By the Italian Renaissance, this symbolism fused with an unprecedented visual tradition: the semi-nude, idealised body of Sebastian, celebrated as much for its beauty as for its sanctity. Painters seized on the saint as a rare opportunity to explore male anatomy within a Christian framework. Yet this eroticised interpretation unsettled the Counter-Reformation. The Council of Trent (1545–1563) cautioned against images that elevated sensuality over devotion, insisting that the true meaning of martyrdom should not be obscured. Despite this, artists continued to balance beauty and suffering, exploiting Sebastian’s ambivalence as both victim and exemplar.
Honthorst, steeped in Caravaggio’s Roman naturalism, reframes this tension. His Sebastian is theatrical yet intimate, bathed in the stark light that exposes flesh while dramatising pain.
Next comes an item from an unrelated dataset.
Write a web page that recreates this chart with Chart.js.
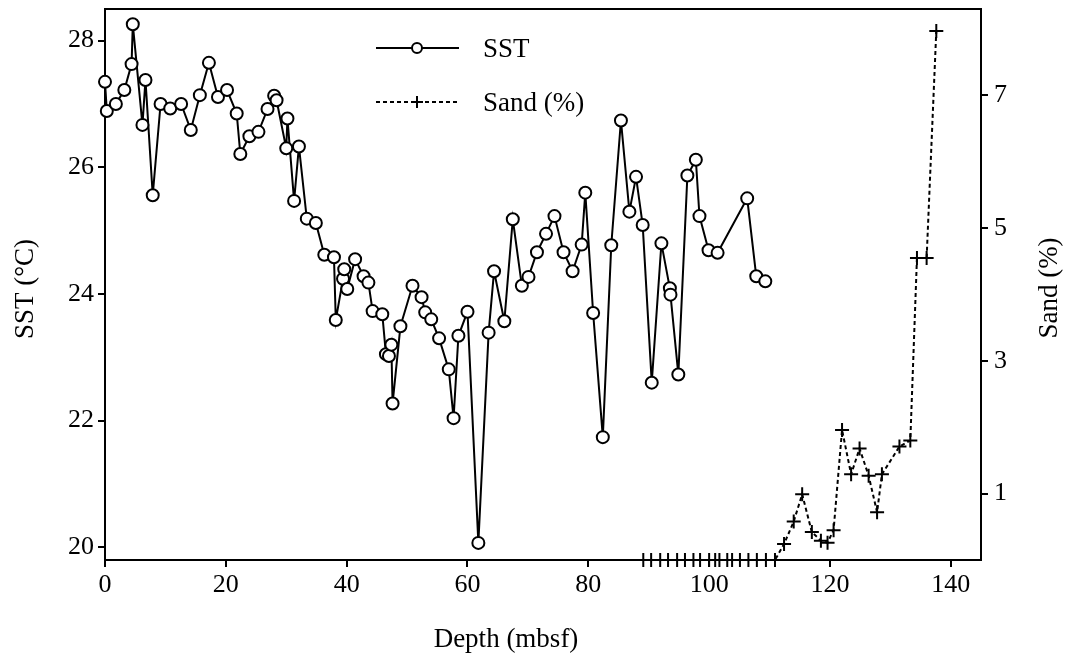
<!DOCTYPE html>
<html lang="en">
<head>
<meta charset="UTF-8">
<title>SST and Sand vs Depth</title>
<script src="https://cdn.jsdelivr.net/npm/chart.js"></script>
<style>
  html, body { margin: 0; padding: 0; background: #fff; }
  #wrap { width: 1084px; height: 667px; }
</style>
</head>
<body>
<div id="wrap"><canvas id="myChart" width="1084" height="667"></canvas></div>
<script>
// depth (mbsf) and SST (oC)
const sstDepth = [0, 0.3, 1.8, 3.2, 4.4, 4.6, 6.2, 6.7, 7.9, 9.2,
    10.8, 12.6, 14.2, 15.7, 17.2, 18.7, 20.2, 21.8, 22.4, 23.9,
    25.4, 26.9, 28.0, 28.4, 30.0, 30.2, 31.3, 32.1, 33.4, 34.9,
    36.3, 37.9, 38.2, 39.4, 39.6, 40.1, 41.4, 42.8, 43.6, 44.3,
    45.9, 46.5, 47.0, 47.4, 47.6, 48.9, 50.9, 52.4, 53.0, 54.0,
    55.3, 56.9, 57.7, 58.5, 60.0, 61.8, 63.5, 64.4, 66.1, 67.5,
    69.0, 70.1, 71.5, 73.0, 74.4, 75.9, 77.4, 78.9, 79.5, 80.8,
    82.4, 83.8, 85.4, 86.8, 87.9, 89.0, 90.5, 92.1, 93.5, 93.6,
    94.9, 96.4, 97.8, 98.4, 99.9, 101.4, 106.3, 107.8, 109.3];
const sstValues = [27.35, 26.89, 27.0, 27.22, 27.63, 28.26, 26.67, 27.38, 25.56, 27.0,
    26.93, 27.0, 26.59, 27.14, 27.65, 27.11, 27.22, 26.85, 26.21, 26.49,
    26.56, 26.92, 27.13, 27.06, 26.3, 26.77, 25.47, 26.33, 25.19, 25.12,
    24.62, 24.58, 23.59, 24.24, 24.39, 24.08, 24.55, 24.28, 24.18, 23.73,
    23.68, 23.05, 23.02, 23.2, 22.27, 23.49, 24.13, 23.95, 23.71, 23.6,
    23.3, 22.81, 22.04, 23.34, 23.72, 20.07, 23.39, 24.36, 23.57, 25.18,
    24.13, 24.27, 24.66, 24.95, 25.23, 24.66, 24.36, 24.78, 25.6, 23.7,
    21.74, 24.77, 26.74, 25.3, 25.85, 25.09, 22.6, 24.8, 24.09, 23.99,
    22.73, 25.87, 26.12, 25.23, 24.69, 24.65, 25.51, 24.28, 24.2];

// depth (mbsf) and sand (%)
const sandDepth = [89.1, 90.4, 91.9, 93.2, 94.7, 96.0, 97.4, 98.5, 100.0, 101.0,
    101.7, 103.0, 103.8, 105.1, 106.5, 107.9, 109.4, 110.9, 112.4, 114.0,
    115.4, 117.0, 118.5, 119.6, 120.6, 122.0, 123.5, 124.9, 126.4, 127.8,
    128.6, 131.5, 133.3, 134.4, 136.0, 137.6];
const sandValues = [0, 0, 0, 0, 0, 0, 0, 0, 0, 0,
    0, 0, 0, 0, 0, 0, 0, 0, 0.24, 0.58,
    0.99, 0.42, 0.29, 0.26, 0.45, 1.96, 1.29, 1.68, 1.27, 0.72,
    1.29, 1.71, 1.8, 4.55, 4.55, 7.97];

const depthTicks = [0, 20, 40, 60, 80, 100, 120, 140];
const sstTicks = [20, 22, 24, 26, 28];
const sandTicks = [1, 3, 5, 7];

const FONT = "'Liberation Serif', 'Times New Roman', serif";

function pts(xs, ys) {
    return xs.map((x, i) => ({ x: x, y: ys[i] }));
}

function vText(ctx, text, x, y) {
    ctx.save();
    ctx.translate(x, y);
    ctx.rotate(-Math.PI / 2);
    ctx.fillText(text, 0, 0);
    ctx.restore();
}

// top frame line, axis titles and legend drawn by hand
const framePlugin = {
    id: 'frame',
    afterDraw(chart) {
        const ctx = chart.ctx;
        const a = chart.chartArea;
        ctx.save();
        ctx.strokeStyle = '#000';
        ctx.lineWidth = 2;
        ctx.beginPath();
        ctx.moveTo(a.left, a.top);
        ctx.lineTo(a.right, a.top);
        ctx.stroke();

        // axis titles
        ctx.fillStyle = '#000';
        ctx.font = '27px ' + FONT;
        ctx.textAlign = 'center';
        ctx.textBaseline = 'middle';
        ctx.fillText('Depth (mbsf)', 506, 640);
        vText(ctx, 'SST (°C)', 26, 289);
        vText(ctx, 'Sand (%)', 1050, 288);

        // legend
        ctx.lineWidth = 2;
        ctx.beginPath();
        ctx.moveTo(376, 48);
        ctx.lineTo(459, 48);
        ctx.stroke();
        ctx.beginPath();
        ctx.arc(417, 48, 5, 0, Math.PI * 2);
        ctx.fillStyle = '#fff';
        ctx.fill();
        ctx.stroke();

        ctx.setLineDash([4, 3]);
        ctx.beginPath();
        ctx.moveTo(376, 102);
        ctx.lineTo(459, 102);
        ctx.stroke();
        ctx.setLineDash([]);
        ctx.beginPath();
        ctx.moveTo(411, 102); ctx.lineTo(423, 102);
        ctx.moveTo(417, 96); ctx.lineTo(417, 108);
        ctx.stroke();

        ctx.fillStyle = '#000';
        ctx.font = '27px ' + FONT;
        ctx.textAlign = 'left';
        ctx.textBaseline = 'alphabetic';
        ctx.fillText('SST', 483, 57);
        ctx.fillText('Sand (%)', 483, 111);
        ctx.restore();
    }
};

const axisFont = { family: FONT, size: 26 };

function fixY(width) {
    return s => { s.width = width; s.paddingTop = 0; s.paddingBottom = 0; };
}

const ctx = document.getElementById('myChart');
const chart = new Chart(ctx, {
    type: 'line',
    data: {
        datasets: [{
            label: 'SST',
            data: pts(sstDepth, sstValues),
            yAxisID: 'y',
            borderColor: '#000',
            borderWidth: 2,
            pointStyle: 'circle',
            pointRadius: 6,
            pointBorderWidth: 2,
            pointBackgroundColor: '#fff',
            pointBorderColor: '#000',
            tension: 0,
            clip: false
        }, {
            label: 'Sand (%)',
            data: pts(sandDepth, sandValues),
            yAxisID: 'y2',
            borderColor: '#000',
            borderWidth: 2,
            borderDash: [4, 3],
            pointStyle: 'cross',
            pointRadius: 7,
            pointBorderWidth: 2,
            pointBorderColor: '#000',
            tension: 0,
            clip: false
        }]
    },
    options: {
        responsive: false,
        animation: false,
        layout: { padding: { top: 0 } },
        plugins: {
            legend: { display: false },
            tooltip: { enabled: false }
        },
        scales: {
            x: {
                type: 'linear',
                position: 'bottom',
                min: 0,
                max: 145,
                afterBuildTicks: s => { s.ticks = depthTicks.map(v => ({ value: v })); },
                afterFit: s => { s.height = 107; },
                grid: { drawOnChartArea: false, drawTicks: true, tickLength: 7, color: '#000', lineWidth: 2 },
                border: { display: true, color: '#000', width: 2 },
                ticks: { color: '#000', font: axisFont, padding: 3, maxRotation: 0 }
            },
            y: {
                type: 'linear',
                position: 'left',
                min: 19.8,
                max: 28.5,
                afterBuildTicks: s => { s.ticks = sstTicks.map(v => ({ value: v })); },
                afterFit: fixY(105),
                grid: { drawOnChartArea: false, drawTicks: true, tickLength: 7, color: '#000', lineWidth: 2 },
                border: { display: true, color: '#000', width: 2 },
                ticks: { color: '#000', font: axisFont, padding: 4 }
            },
            y2: {
                type: 'linear',
                position: 'right',
                min: 0,
                max: 8.3,
                afterBuildTicks: s => { s.ticks = sandTicks.map(v => ({ value: v })); },
                afterFit: fixY(103),
                grid: { drawOnChartArea: false, drawTicks: true, tickLength: 7, color: '#000', lineWidth: 2 },
                border: { display: true, color: '#000', width: 2 },
                ticks: { color: '#000', font: axisFont, padding: 6 }
            }
        }
    },
    plugins: [framePlugin]
});
</script>
</body>
</html>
The saint’s youthful beauty is not denied, but shadow and composition force the viewer to confront his suffering, restoring a devotional seriousness without erasing the sensual charge that made Sebastian one of the most painted martyrs of early modern Europe.
In this Utrecht canvas, Saint Sebastian becomes more than an early Christian martyr: he embodies the seventeenth century’s struggle to reconcile faith, plague, and mortality, his body a reminder of both human vulnerability and transcendent hope.